Славянофильская критика Запада оказывается у Киреевского не критикой избыточного, преувеличенного значения личности, а именно критикой неверного понимания личностного начала – понимания личности как обособленной, отграниченной, то есть рационалистического (юридического) понимания. Только сузив, только поняв «человека» ограниченно, его можно противопоставить «миру». Идеал «цельного знания», напротив, предполагает, что «знать» нечто вполне – значит знать не только логическую, абстрактную схему, но понимать вчувствованием, понимать и эмоциональным разумом, и в этическом и эстетическом измерениях – и понимать в едином акте. Это идеал, но он даёт и образ чаемой полноты, где всякое иное знание остаётся знанием, но лишённым чего-то важного, и тем самым при забвении этой неполноты оборачивается ложным.

И вместе с тем парадоксальная на первый взгляд слабость славянофильства – именно в нежелании, невнимании к динамике «я», «личности», к особой диалектике выстраивания и снятия границ между «я» и миром.

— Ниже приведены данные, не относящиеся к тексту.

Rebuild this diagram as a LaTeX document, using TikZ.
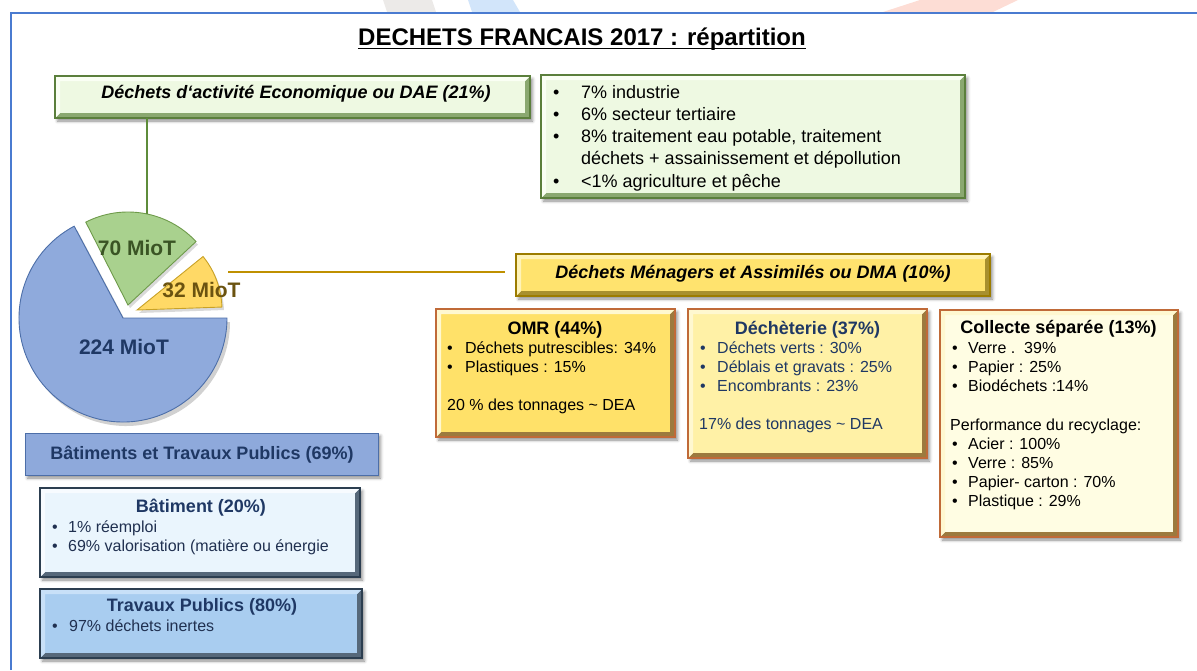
\documentclass[tikz,border=0pt]{standalone}
\usepackage{fontspec}
\setmainfont{Liberation Sans}
\usetikzlibrary{shadows.blur,calc}
\definecolor{framec}{HTML}{4A7BD0}
\definecolor{navy}{HTML}{1F3864}
\definecolor{gfill}{HTML}{EEF9E2}
\definecolor{glight}{HTML}{FAFFF4}
\definecolor{gdark}{HTML}{8AA870}
\definecolor{gborder}{HTML}{5B7F3C}
\definecolor{gline}{HTML}{5E8C3A}
\definecolor{piegreen}{HTML}{A9D18E}
\definecolor{piegreenb}{HTML}{6E9A4A}
\definecolor{pieblue}{HTML}{8FAADC}
\definecolor{pieblueb}{HTML}{4C6EA8}
\definecolor{pieyel}{HTML}{FFD966}
\definecolor{pieyelb}{HTML}{C9A227}
\definecolor{goldline}{HTML}{BF9000}
\definecolor{dmafill}{HTML}{FFE36E}
\definecolor{dmalight}{HTML}{FFF3B8}
\definecolor{dmadark}{HTML}{A8902E}
\definecolor{dmaborder}{HTML}{9C7C00}
\definecolor{omrfill}{HTML}{FFE169}
\definecolor{dechfill}{HTML}{FFF1A6}
\definecolor{collfill}{HTML}{FFFDE3}
\definecolor{ylight}{HTML}{FFF8D0}
\definecolor{ydark}{HTML}{9C7A3E}
\definecolor{yborder}{HTML}{C06A38}
\definecolor{btpfill}{HTML}{8EA9DB}
\definecolor{btpborder}{HTML}{4C6EA8}
\definecolor{batfill}{HTML}{EAF5FD}
\definecolor{tpfill}{HTML}{A9CDF0}
\definecolor{slateb}{HTML}{2C3E50}
\definecolor{slated}{HTML}{56687A}
\definecolor{slatel}{HTML}{F7FBFF}
\definecolor{tplight}{HTML}{C8E0F8}
\definecolor{txtslate}{HTML}{203050}
\definecolor{t70}{HTML}{3A5424}
\definecolor{t32}{HTML}{6B5310}
\definecolor{stripeg}{HTML}{ECEAE8}
\definecolor{stripeb}{HTML}{D2E5FA}
\definecolor{striper}{HTML}{FDDDD5}
\newcommand\bevel[4]{%
  \fill[#3] (#1.south west) -- (#1.south east) -- (#1.north east)
    -- ([shift={(-5pt,-5pt)}]#1.north east) -- ([shift={(-5pt,5pt)}]#1.south east)
    -- ([shift={(5pt,5pt)}]#1.south west) -- cycle;
  \fill[#2] (#1.south west) -- (#1.north west) -- (#1.north east)
    -- ([shift={(-5pt,-5pt)}]#1.north east) -- ([shift={(5pt,-5pt)}]#1.north west)
    -- ([shift={(5pt,5pt)}]#1.south west) -- cycle;
  \draw[#4, line width=1.1pt] (#1.south west) rectangle (#1.north east);}
\newcommand\bl[6]{\node[#1, anchor=base west] (#2) at (#3,#4) {\makebox[#5pt][l]{•}#6};}
\begin{document}
\begin{tikzpicture}[x=1pt,y=-1pt,
  boxnode/.style={inner sep=0, outer sep=0, blur shadow={shadow xshift=2.5pt, shadow yshift=-3pt, shadow blur radius=3pt, shadow opacity=45}},
  t18/.style={inner sep=0, font=\fontsize{18}{22}\selectfont},
  t16/.style={inner sep=0, font=\fontsize{16}{19}\selectfont},
  b18/.style={inner sep=0, font=\fontsize{18}{22}\selectfont\bfseries},
  bi18/.style={inner sep=0, font=\fontsize{18}{22}\selectfont\bfseries\itshape},
  pielab/.style={inner sep=0, font=\fontsize{21}{25}\selectfont\bfseries, anchor=base}]
\useasboundingbox (0,0) rectangle (1197,670);
% decorative stripes and frame
\fill[stripeg] (387,12) -- (436,12) -- (432,0) -- (383,0) -- cycle;
\fill[stripeb] (472,12) -- (520,12) -- (513,0) -- (468,0) -- cycle;
\fill[striper] (883,12) -- (993,12) -- (1018,0) -- (920,0) -- cycle;
\draw[framec, line width=2pt] (11,670) -- (11,13) -- (1197,13);
% title
\node[inner sep=0, font=\fontsize{24}{28}\selectfont\bfseries, anchor=base] (title) at (582,45.5) {DECHETS FRANCAIS 2017 : répartition};
\draw[line width=1.8pt] ([yshift=-3pt]title.base west) -- ([yshift=-3pt]title.base east);
% pie chart
\fill[black, opacity=0.18] (126,322) -- ++(-118:104) arc[start angle=-118, end angle=-360, radius=104] -- cycle;
\filldraw[fill=pieblue, draw=pieblueb, line width=0.9pt] (123,318) -- ++(-118:104) arc[start angle=-118, end angle=-360, radius=104] -- cycle;
\fill[black, opacity=0.15] (130,308) -- ++(-43:93) arc[start angle=-43, end angle=-117, radius=93] -- cycle;
\filldraw[fill=piegreen, draw=piegreenb, line width=0.9pt] (128,305) -- ++(-43:93) arc[start angle=-43, end angle=-117, radius=93] -- cycle;
\fill[black, opacity=0.15] (139,313) -- ++(-2:85) arc[start angle=-2, end angle=-39, radius=85] -- cycle;
\filldraw[fill=pieyel, draw=pieyelb, line width=0.9pt] (137,310) -- ++(-2:85) arc[start angle=-2, end angle=-39, radius=85] -- cycle;
\coordinate (gtop) at ($(128,305)+(-78:93)$);
\node[pielab, text=t70] (l70) at (137,255.5) {70 MioT};
\node[pielab, text=t32] (l32) at (201.5,297.5) {32 MioT};
\node[pielab, text=navy] (l224) at (124,354.5) {224 MioT};
% DAE
\node[boxnode, fill=gfill, minimum width=475, minimum height=42] (dae) at (292.5,97) {};
\bevel{dae}{glight}{gdark}{gborder}
\node[bi18, anchor=base] (daet) at (296,98.5) {Déchets d‘activité Economique ou DAE (21\%)};
\node[boxnode, fill=gfill, minimum width=424, minimum height=123] (daelist) at (753,136.5) {};
\bevel{daelist}{glight}{gdark}{gborder}
\bl{t18}{d1}{553}{98.5}{28}{7\% industrie}
\bl{t18}{d2}{553}{120.5}{28}{6\% secteur tertiaire}
\bl{t18}{d3}{553}{142.5}{28}{8\% traitement eau potable, traitement}
\node[t18, anchor=base west] (d3b) at (581,164.5) {déchets + assainissement et dépollution};
\bl{t18}{d4}{553}{187}{28}{<1\% agriculture et pêche}
\draw[gline, line width=2pt] (dae.south -| gtop) -- (gtop);
% DMA
\node[boxnode, fill=dmafill, minimum width=474, minimum height=42] (dma) at (753,275) {};
\bevel{dma}{dmalight}{dmadark}{dmaborder}
\node[bi18, anchor=base] (dmat) at (753,278.5) {Déchets Ménagers et Assimilés ou DMA (10\%)};
\coordinate (gl1) at (228,272);
\coordinate (gl2) at (505,272);
\draw[goldline, line width=2.6pt] (gl1) -- (gl2);
% OMR
\node[boxnode, fill=omrfill, minimum width=239, minimum height=128] (omr) at (555.5,373) {};
\bevel{omr}{ylight}{ydark}{yborder}
\node[b18, anchor=base] (omrt) at (555,334.5) {OMR (44\%)};
\bl{t16}{o1}{447}{353.5}{18}{Déchets putrescibles: 34\%}
\bl{t16}{o2}{447}{372.5}{18}{Plastiques : 15\%}
\node[t16, anchor=base west] (o3) at (447,410.5) {20 \% des tonnages \textasciitilde{} DEA};
% Decheterie
\node[boxnode, fill=dechfill, minimum width=239, minimum height=149] (dech) at (807.5,383.5) {};
\bevel{dech}{ylight}{ydark}{yborder}
\node[b18, anchor=base, text=navy] (decht) at (807.5,334.5) {Déchèterie (37\%)};
\bl{t16, text=navy}{e1}{700}{353.5}{17}{Déchets verts : 30\%}
\bl{t16, text=navy}{e2}{700}{372.5}{17}{Déblais et gravats : 25\%}
\bl{t16, text=navy}{e3}{700}{391.5}{17}{Encombrants : 23\%}
\node[t16, anchor=base west, text=navy] (e4) at (699,429.5) {17\% des tonnages \textasciitilde{} DEA};
% Collecte
\node[boxnode, fill=collfill, minimum width=238, minimum height=227] (coll) at (1059,423.5) {};
\bevel{coll}{ylight}{ydark}{yborder}
\node[b18, anchor=base] (collt) at (1058.5,333.5) {Collecte séparée (13\%)};
\bl{t16}{c1}{952}{353.5}{16}{Verre .\ \ 39\%}
\bl{t16}{c2}{952}{372.5}{16}{Papier : 25\%}
\bl{t16}{c3}{952}{391.5}{16}{Biodéchets :14\%}
\node[t16, anchor=base west] (c4) at (950,430.5) {Performance du recyclage:};
\bl{t16}{c5}{952}{449.5}{16}{Acier : 100\%}
\bl{t16}{c6}{952}{468.5}{16}{Verre : 85\%}
\bl{t16}{c7}{952}{487.5}{16}{Papier- carton : 70\%}
\bl{t16}{c8}{952}{506.5}{16}{Plastique : 29\%}
% BTP
\node[boxnode, fill=btpfill, draw=btpborder, line width=1pt, minimum width=353, minimum height=42] (btp) at (201.5,454) {};
\node[b18, anchor=base, text=navy] (btpt) at (202,459.5) {Bâtiments et Travaux Publics (69\%)};
\node[boxnode, fill=batfill, minimum width=320, minimum height=89] (bat) at (200,532.5) {};
\bevel{bat}{slatel}{slated}{slateb}
\node[b18, anchor=base, text=navy] (batt) at (201,512.5) {Bâtiment (20\%)};
\bl{t16, text=txtslate}{a1}{52}{532.5}{16}{1\% réemploi}
\bl{t16, text=txtslate}{a2}{52}{551.5}{16}{69\% valorisation (matière ou énergie}
\node[boxnode, fill=tpfill, minimum width=322, minimum height=69] (tp) at (201,623.5) {};
\bevel{tp}{tplight}{slated}{slateb}
\node[b18, anchor=base, text=navy] (tpt) at (202,611.5) {Travaux Publics (80\%)};
\bl{t16, text=txtslate}{p1}{52}{631.5}{17}{97\% déchets inertes}
\end{tikzpicture}
\end{document}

Слабость интереса, объяснимая за счёт двух разнородных, но взаимодействующих обстоятельств: во-первых, своё понимание славянофилы раскрывали в полемике, делая акцент именно на не-абсолютности личности, и, во-вторых, их интерес был изначально устремлён к итоговому, гармоничному состоянию – они надеялись, что конфликт может быть снят, противостояние устранено в том самом «соборном» идеале, «хоровом начале», где вновь проявляется романтическое, но теперь уже – в фаустовском замирании, в моменте полноты как явлении абсолютного, моменте, который обращается в «вечное настоящее».

В «хоровом начале» снимается вопрос о спевке, о солистах и т.д. – концертное исполнение выступает не только целью, но и вся реальность понимается в идеале как один концерт, а всё прочее – суть диссонанс. Здесь явленное, сценическое и есть реальность как таковая, «кулисы» отсутствуют. При этом кульминация – в снятии противоположности зрителя и исполнителя, поскольку хоровое пение не предполагает отдельного наблюдателя: сами певцы выступают наблюдателями в своём индивидуальном переживании, индивидуальной радости от разделения жизни с другими.

Так что злой выпад Каткова по адресу Аксакова, воображающего Земский собор на манер оперы, хорового действия, схватывает намного больше, чем кажется на первый взгляд.